Transcription Factor Binding in an Expanded Epigenetic Alphabet
1. Department of Computer Science, University of Toronto, Toronto, ON, Canada; 2. Princess Margaret Cancer Centre, Toronto, ON, Canada; 3. Institute for Molecular Bioscience, The University of Queensland, Brisbane, QLD, Australia; 4. Department of Genome Sciences, University of Washington, Seattle, WA, USA; 5. Department of Computer Science and Engineering, University of Washington, Seattle, WA, USA; 6. Department of Medical Biophysics, University of Toronto, Toronto, ON, Canada
Introduction. Human gene expression programs are controlled through the action of 1400–2000 individual transcription factors. Many transcription factors initiate transcription only in specific sequence contexts, providing the means for sequence specificity of transcriptional control. The four-letter DNA alphabet generally used to describe these sequences, however, only partially describes the possible diversity of nucleobases a transcription factor might encounter. For instance, cytosine is often present in an epigenetically modified form: 5-methylcytosine (5mC). Cellular enzymes oxidize 5mC successively to 5-hydroxymethylcytosine (5hmC), 5-formylcytosine (5fC), and 5-carboxylcytosine (5caC). Just as transcription factors distinguish one unmodified nucleobase from another, they have been shown to distinguish unmodified bases from epigenetically modified bases. Modification-sensitive transcription factors provide a mechanism by which widespread changes in DNA methylation and hydroxymethylation found in many cancers can dramatically shift active gene expression programs. In particular, acute myeloid leukemia and glioblastoma multiforme often display broad changes in epigenetic cytosine state, partly caused by frequent mutations in gene families affecting 5mC oxidation.

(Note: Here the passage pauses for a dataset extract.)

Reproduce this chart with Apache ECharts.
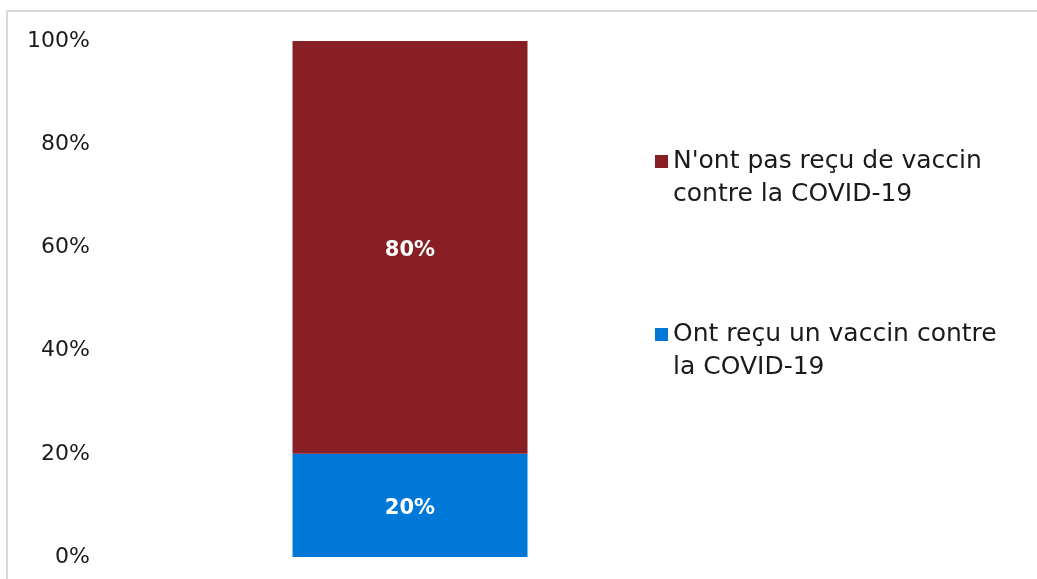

Methods. To understand the effect of modified nucleobases on gene regulation, we developed methods to discover transcription factor motifs and identify transcription factor binding sites in DNA with covalent modifications. Our models expand the standard A/C/G/T alphabet, adding m (5mC), h (5hmC), f (5fC), and c (5caC). We adapted the well-established position weight matrix formulation of transcription factor binding affinity to this expanded alphabet.
We have engineered several tools to work with expanded-alphabet sequence and position weight matrixes. First, we have developed a program, Cytomod, to create the sequence using data from both single-base assays (such as those involving bisulfite sequencing) and lower-resolution assays (such as those involving DNA immunoprecipitation or biotin tagging). Cytomod decides between multiple modifications at a single position using a configurable evidence model. Second, we have developed new versions of DREME (Discriminative Regular Expression Motif Elicitation) and CentriMo that enable de novo discovery of modification-sensitive motifs and identification of modification-sensitive binding sites. These versions permit users to specify new alphabets, anticipating future alphabet expansions.
Results. We created an expanded-alphabet genome sequence using genome-wide maps of 5mC, 5hmC, and 5fC in mouse embryonic stem cells. Using this sequence and expanded-alphabet position weight matrixes, we identified cis-regulatory modules that we believe are active only in the presence of cytosine modifications. With chromatin immunoprecipitation-sequencing (ChIP-seq) data for c-Myc transcription factor binding, we detected the known preference of c-Myc for unmethylated DNA. We found new binding sites for known methylation-sensitive transcription factors, such as Krüppel-like factor 4 (Klf4) and the c-Jun/c-Fos heterodimer. We also located new binding sites for the carboxylation-sensitive heterodimer of transcription factor 3 (Tcf3) and the Achaete-scute homolog 1 (Ascl1) transcription factor. Gene set enrichment analysis revealed biological pathways affected by DNA modification state.